这种文本生成方法将瓶颈从内存带宽转移到了计算能力上，能够并行生成多达 256 个 token。Google 表示，这在非线性任务（如行内编辑、分子测序和数学绘图）中提供了显著的性能提升。上方的动画展示了 DiffusionGemma 如何被调整以解决数独难题，这对标准的自回归 AI 模型来说是一项极其艰巨的任务，因为每个 token 都依赖于后续的 token。而 DiffusionGemma 能够持续自我修正大量 token 的能力，使得这一任务变得更加简单。

Multiple paths to local efficiency

实现本地效率的多种途径

If diffusion is so much faster, why isn’t Google using it in big cloud-based Gemini models? Google has experimented with this, but there are a few drawbacks to text diffusion, including a higher error rate. In image generation models, a single badly predicted pixel doesn’t make the image useless, but language is discrete. An equivalent error in text can make a block of tokens meaningless and force you to start over to get a better output. Diffusion models also waste resources when the desired output is only a few tokens long. They have to do a lot more parallel work to whittle down to, say, five tokens that an autoregressive model does from beginning to end in just five steps.

如果扩散模型速度这么快，为什么 Google 不在大型云端 Gemini 模型中使用它呢？Google 曾对此进行过实验，但文本扩散存在一些缺点，包括更高的错误率。在图像生成模型中，单个预测错误的像素不会导致图像失效，但语言是离散的。文本中类似的错误可能会使一整块 token 变得毫无意义，并迫使你重新开始以获得更好的输出。此外，当所需的输出只有几个 token 时，扩散模型会浪费资源。它们必须进行大量的并行工作才能缩减到（例如）五个 token，而自回归模型只需五步即可从头到尾完成。

The efficiency gain for local processing makes this an appealing avenue of experimentation, though. In the cloud, autoregressive models can batch large numbers of compute jobs from multiple users so they’re always churning out tokens, and the high bandwidth memory (HBM) used in these systems can move data around much more efficiently. Conversely, local AI encounters wasted compute cycles due to lower memory bandwidth and idle time. Diffusion models can make more efficient use of available compute, but this isn’t the only way. Google also recently began implementing Multi-Token Prediction (MTP) drafters, which use otherwise wasted compute cycles to predict possible tokens to increase speed. But diffusion is even faster than the MTP versions of Gemma.

不过，本地处理带来的效率提升使其成为一个极具吸引力的实验方向。在云端，自回归模型可以批量处理来自多个用户的大量计算任务，从而保持持续的 token 输出，且这些系统中使用的高带宽内存（HBM）可以更高效地移动数据。相反，本地 AI 由于内存带宽较低和空闲时间，会产生浪费的计算周期。扩散模型可以更有效地利用现有计算资源，但这并非唯一途径。Google 最近还开始实施多 token 预测（MTP）草稿机制，利用原本浪费的计算周期来预测可能的 token 以提高速度。但扩散模型的速度甚至比 MTP 版本的 Gemma 更快。

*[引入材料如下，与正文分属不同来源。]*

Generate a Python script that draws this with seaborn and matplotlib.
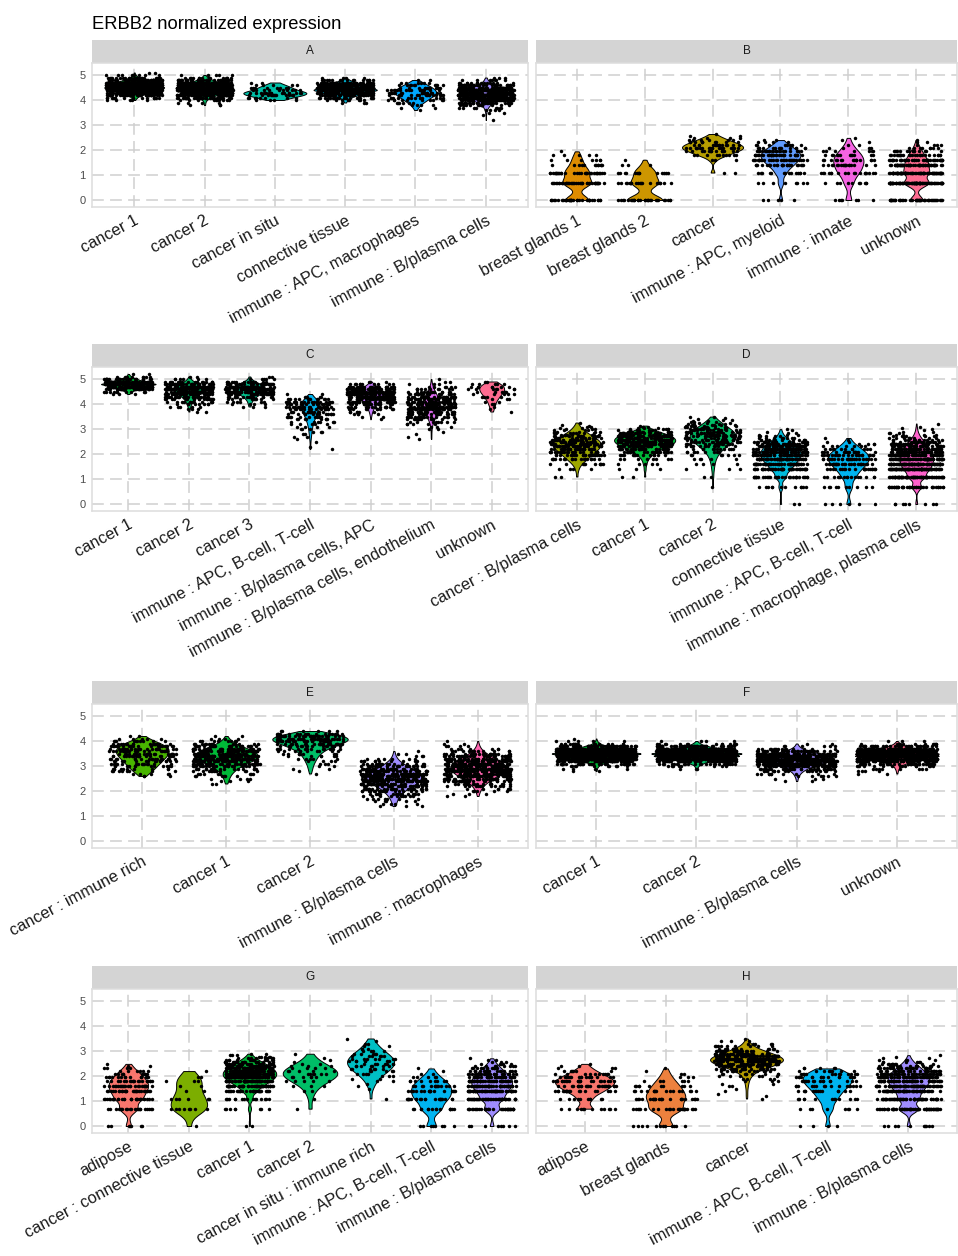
import numpy as np
import pandas as pd
import matplotlib
matplotlib.use("Agg")
import matplotlib.pyplot as plt
import seaborn as sns

sns.set_style("white")
plt.rcParams["font.family"] = ["Liberation Sans", "DejaVu Sans"]
plt.rcParams["lines.scale_dashes"] = False

# ---------------------------------------------------------------------------
# Expression data per sample (facet).  Each cell type is stored as counts of
# cells on a grid of expression levels:
#   "umi" grid -> level = log1p(k) for consecutive integer k starting at `first`
#   "bin" grid -> level = first + 0.1 * i
# ---------------------------------------------------------------------------
A_cats = ["cancer 1", "cancer 2", "cancer in situ", "connective tissue",
          "immune : APC, macrophages", "immune : B/plasma cells"]
A_grid = ["bin", "bin", "bin", "bin", "bin", "bin"]
A_first = [4.0, 3.8, 4.0, 3.9, 3.6, 3.2]
A_counts = [
    [5, 15, 40, 80, 130, 160, 150, 110, 60, 25, 8, 2],
    [3, 4, 10, 30, 60, 100, 130, 130, 110, 75, 40, 15, 5],
    [4, 8, 14, 16, 10, 8, 5, 2],
    [3, 8, 20, 45, 80, 110, 100, 75, 40, 15, 4],
    [1, 2, 4, 6, 10, 12, 16, 18, 16, 14, 10, 6, 2],
    [1, 0, 1, 2, 4, 8, 15, 30, 50, 70, 85, 85, 70, 50, 30, 15, 7, 3],
]

B_cats = ["breast glands 1", "breast glands 2", "cancer",
          "immune : APC, myeloid", "immune : innate", "unknown"]
B_grid = ["umi", "umi", "umi", "umi", "umi", "umi"]
B_first = [0, 0, 2, 0, 0, 0]
B_counts = [
    [35, 40, 30, 12, 7, 5, 1],
    [28, 20, 14, 3, 1],
    [2, 0, 3, 10, 15, 18, 14, 10, 6, 4, 2, 1],
    [5, 8, 14, 25, 30, 30, 22, 14, 8, 4, 2],
    [7, 10, 18, 18, 16, 12, 7, 4, 2, 1, 1, 1],
    [45, 85, 75, 55, 40, 25, 15, 8, 4, 2, 1],
]

C_cats = ["cancer 1", "cancer 2", "cancer 3", "immune : APC, B-cell, T-cell",
          "immune : B/plasma cells, APC", "immune : B/plasma cells, endothelium",
          "unknown"]
C_grid = ["bin"] * 7
C_first = [4.4, 3.7, 3.9, 2.2, 3.4, 2.6, 3.7]
C_counts = [
    [3, 10, 30, 60, 80, 55, 25, 8, 2],
    [2, 3, 5, 8, 12, 18, 28, 40, 50, 55, 50, 35, 18, 6, 2],
    [3, 4, 6, 10, 18, 28, 38, 42, 40, 30, 15, 5, 2],
    [1, 1, 0, 1, 1, 2, 2, 3, 3, 4, 5, 6, 8, 10, 12, 14, 16, 18, 20, 18, 12, 5, 2],
    [1, 2, 4, 6, 10, 14, 20, 28, 36, 42, 45, 45, 38, 25, 10, 3],
    [1, 1, 1, 1, 2, 3, 5, 8, 12, 16, 22, 28, 32, 34, 34, 32, 28, 24, 20, 15,
     10, 6, 3, 2, 1],
    [1, 1, 1, 2, 2, 3, 4, 5, 6, 7, 7, 5, 2],
]

D_cats = ["cancer : B/plasma cells", "cancer 1", "cancer 2", "connective tissue",
          "immune : APC, B-cell, T-cell", "immune : macrophage, plasma cells"]
D_grid = ["umi"] * 6
D_first = [2, 2, 1, 0, 0, 0]
D_counts = [
    [2, 4, 10, 18, 22, 24, 26, 26, 24, 22, 18, 15, 12, 9, 7, 5, 4, 3, 2, 2, 1,
     1, 0, 1],
    [2, 3, 5, 8, 14, 20, 28, 34, 38, 38, 36, 32, 28, 22, 17, 12, 8, 5, 3, 2, 1],
    [1, 2, 3, 4, 5, 7, 9, 11, 13, 15, 16, 17, 17, 16, 15, 14, 12, 11, 9, 8, 7,
     6, 5, 4, 3, 3, 2, 2, 1, 1, 1, 1],
    [2, 12, 30, 45, 55, 58, 55, 48, 40, 32, 25, 18, 12, 8, 5, 3, 2, 1, 1, 1],
    [6, 10, 16, 22, 26, 26, 22, 16, 11, 7, 4, 2, 1, 1],
    [8, 40, 70, 85, 85, 75, 62, 50, 40, 32, 25, 18, 13, 9, 6, 4, 3, 2, 1, 1, 1,
     1, 0, 0, 1],
]

E_cats = ["cancer : immune rich", "cancer 1", "cancer 2",
          "immune : B/plasma cells", "immune : macrophages"]
E_grid = ["bin"] * 5
E_first = [2.6, 2.3, 2.7, 1.4, 1.8]
E_counts = [
    [3, 5, 8, 10, 12, 14, 16, 18, 20, 22, 22, 22, 20, 16, 10, 5, 2],
    [2, 3, 4, 6, 8, 12, 16, 22, 30, 38, 45, 48, 46, 40, 32, 22, 14, 8, 4, 2],
    [1, 1, 2, 2, 3, 4, 5, 6, 8, 10, 14, 18, 24, 30, 32, 28, 18, 6],
    [3, 4, 5, 7, 10, 14, 18, 24, 32, 40, 46, 50, 50, 46, 40, 32, 24, 16, 10, 6,
     3, 2, 1],
    [2, 3, 5, 8, 12, 18, 25, 34, 44, 52, 58, 62, 62, 58, 50, 40, 30, 20, 12, 7,
     4, 2, 1],
]

F_cats = ["cancer 1", "cancer 2", "immune : B/plasma cells", "unknown"]
F_grid = ["bin"] * 4
F_first = [2.8, 2.9, 2.4, 2.7]
F_counts = [
    [2, 4, 10, 30, 70, 130, 180, 200, 170, 110, 50, 18, 5, 1],
    [3, 8, 25, 60, 120, 170, 180, 150, 95, 45, 15, 4],
    [2, 3, 6, 10, 18, 30, 50, 75, 95, 100, 90, 65, 35, 15, 6, 2],
    [2, 4, 8, 15, 35, 75, 130, 170, 170, 130, 80, 35, 12, 3],
]

G_cats = ["adipose", "cancer : connective tissue", "cancer 1", "cancer 2",
          "cancer in situ : immune rich", "immune : APC, B-cell, T-cell",
          "immune : B/plasma cells"]
G_grid = ["umi", "umi", "umi", "umi", "bin", "umi", "umi"]
G_first = [0, 0, 0, 1, 1.1, 0, 0]
G_counts = [
    [7, 22, 28, 28, 26, 20, 14, 10, 6, 4, 2, 1],
    [1, 8, 6, 2, 2, 3, 2, 0, 1],
    [2, 8, 15, 30, 50, 65, 70, 65, 55, 45, 35, 26, 18, 12, 8, 5, 3, 2],
    [1, 1, 2, 3, 5, 6, 6, 5, 4, 3, 2, 1, 1, 1, 0, 0, 1],
    [1, 0, 0, 0, 1, 1, 1, 2, 2, 3, 4, 5, 6, 7, 7, 7, 7, 6, 5, 4, 3, 2, 2, 1, 1],
    [8, 15, 20, 18, 14, 9, 5, 2, 1, 1],
    [8, 35, 45, 50, 50, 45, 35, 25, 18, 12, 8, 5, 3, 2, 1],
]

H_cats = ["adipose", "breast glands", "cancer", "immune : APC, B-cell, T-cell",
          "immune : B/plasma cells"]
H_grid = ["umi", "umi", "bin", "umi", "umi"]
H_first = [1, 0, 1.1, 0, 0]
H_counts = [
    [12, 10, 20, 25, 25, 16, 10, 6, 3, 2, 1],
    [12, 25, 24, 16, 10, 6, 3, 2, 1, 1],
    [1, 1, 1, 1, 1, 2, 2, 3, 4, 6, 9, 14, 22, 32, 42, 48, 48, 42, 34, 24, 15, 9,
     5, 3, 1],
    [4, 8, 12, 14, 16, 16, 15, 12, 8, 5],
    [10, 60, 55, 55, 60, 60, 50, 40, 30, 22, 15, 10, 6, 4, 2, 1, 1],
]

SAMPLES = ["A", "B", "C", "D", "E", "F", "G", "H"]
PANEL_DATA = {
    "A": (A_cats, A_grid, A_first, A_counts),
    "B": (B_cats, B_grid, B_first, B_counts),
    "C": (C_cats, C_grid, C_first, C_counts),
    "D": (D_cats, D_grid, D_first, D_counts),
    "E": (E_cats, E_grid, E_first, E_counts),
    "F": (F_cats, F_grid, F_first, F_counts),
    "G": (G_cats, G_grid, G_first, G_counts),
    "H": (H_cats, H_grid, H_first, H_counts),
}
Y_TICKS = [0, 1, 2, 3, 4, 5]


def hcl_hex(h, c=100.0, l=65.0):
    """Polar LUV (HCL) to sRGB hex, as used by the default discrete hue scale."""
    hr = np.deg2rad(h)
    u, v = c * np.cos(hr), c * np.sin(hr)
    xn, yn, zn = 95.047, 100.0, 108.883
    den = xn + 15 * yn + 3 * zn
    un, vn = 4 * xn / den, 9 * yn / den
    y = yn * ((l + 16) / 116) ** 3
    up = u / (13 * l) + un
    vp = v / (13 * l) + vn
    x = 9 * y * up / (4 * vp)
    z = y * (12 - 3 * up - 20 * vp) / (4 * vp)
    x, y, z = x / 100, y / 100, z / 100
    rgb = [3.2404542 * x - 1.5371385 * y - 0.4985314 * z,
           -0.9692660 * x + 1.8760108 * y + 0.0415560 * z,
           0.0556434 * x - 0.2040259 * y + 1.0572252 * z]
    out = []
    for t in rgb:
        t = 1.055 * t ** (1 / 2.4) - 0.055 if t > 0.0031308 else 12.92 * t
        out.append(min(max(t, 0.0), 1.0))
    return matplotlib.colors.to_hex(out)


all_types = sorted({c for s in SAMPLES for c in PANEL_DATA[s][0]},
                   key=lambda s: s.lower().replace(":", "!"))
n_types = len(all_types)
PALETTE = {ct: hcl_hex(15 + 360 * i / n_types) for i, ct in enumerate(all_types)}


def levels(grid, first, n):
    if grid == "umi":
        return np.log1p(first + np.arange(n))
    return first + 0.1 * np.arange(n)


def panel_frame(cats, grids, firsts, counts):
    parts = []
    for ct, g, f, cnt in zip(cats, grids, firsts, counts):
        vals = np.repeat(levels(g, f, len(cnt)), cnt)
        parts.append(pd.DataFrame({"cell_type": ct, "expr": vals}))
    return pd.concat(parts, ignore_index=True)


W, H = 958, 1256
fig = plt.figure(figsize=(W / 100, H / 100), dpi=100)


def px_axes(x0, y0, x1, y1):
    return fig.add_axes([x0 / W, 1 - y1 / H, (x1 - x0) / W, (y1 - y0) / H])


COLS = [(92, 528), (536, 957)]
ROWS = [(40, 63, 207), (344, 367, 511), (681, 704, 848), (966, 989, 1133)]

np.random.seed(11)
for idx, sample in enumerate(SAMPLES):
    r, c = divmod(idx, 2)
    x0, x1 = COLS[c]
    s_top, p_top, p_bot = ROWS[r]

    # facet strip
    sax = px_axes(x0, s_top, x1, p_top)
    sax.set_facecolor("#D4D4D4")
    sax.set_xticks([])
    sax.set_yticks([])
    for sp in sax.spines.values():
        sp.set_visible(False)
    sax.text(0.5, 0.5, sample, ha="center", va="center", fontsize=8.5,
             color="#1A1A1A", transform=sax.transAxes)

    cats, grids, firsts, counts = PANEL_DATA[sample]
    df = panel_frame(cats, grids, firsts, counts)
    ax = px_axes(x0, p_top, x1, p_bot)
    sns.violinplot(data=df, x="cell_type", y="expr", order=cats,
                   hue="cell_type", hue_order=cats,
                   palette={k: PALETTE[k] for k in cats}, dodge=False,
                   legend=False, density_norm="area", common_norm=True,
                   cut=0, inner=None, width=0.9, saturation=1,
                   linewidth=0.7, linecolor="black",
                   bw_method="scott", bw_adjust=0.9, ax=ax)
    sns.stripplot(data=df, x="cell_type", y="expr", order=cats, color="black",
                  size=2.5, jitter=0.4, linewidth=0, ax=ax, zorder=3)

    ax.set_xlim(-0.6, len(cats) - 0.4)
    ax.set_ylim(-0.28, 5.48)
    ax.set_yticks(Y_TICKS)
    ax.set_xlabel("")
    ax.set_ylabel("")
    ax.grid(True, color="#CFCFCF", linewidth=1.1, linestyle=(0, (8.5, 4.5)))
    ax.set_axisbelow(True)
    for sp in ax.spines.values():
        sp.set_color("#DDDDDD")
        sp.set_linewidth(1.1)
    ax.tick_params(axis="both", length=2.5, width=0.8, color="#333333",
                   direction="out")
    ax.tick_params(axis="y", labelsize=8, labelcolor="#4D4D4D", pad=2)
    ax.tick_params(axis="x", labelsize=11.8, labelcolor="#1A1A1A", pad=2)
    ax.set_xticks(range(len(cats)))
    ax.set_xticklabels(cats)
    for lbl in ax.get_xticklabels():
        lbl.set_rotation(28)
        lbl.set_ha("right")
        lbl.set_va("top")
        lbl.set_rotation_mode("anchor")
    if c == 1:
        ax.tick_params(axis="y", length=0, labelleft=False)

fig.text(92 / W, 1 - 29 / H, "ERBB2 normalized expression", fontsize=13.2,
         ha="left", va="baseline", color="black")

fig.savefig("out.png", dpi=100)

Google stresses that DiffusionGemma is experimental, but it’s available under the same Apache 2.0 license as all the other fourth-generation Gemma models. You can download the model weights today from Hugging Face. Google says it worked with Nvidia to ensure DiffusionGemma was optimized for a variety of setups, including high-end RTX GPUs (quantized) and enterprise systems like the H100 or DGX Spark platform.

Google 强调 DiffusionGemma 仍处于实验阶段，但它与所有其他第四代 Gemma 模型一样，采用 Apache 2.0 许可证发布。你今天就可以从 Hugging Face 下载模型权重。Google 表示，他们与 Nvidia 合作，确保 DiffusionGemma 针对各种配置进行了优化，包括高端 RTX GPU（量化版）以及 H100 或 DGX Spark 平台等企业级系统。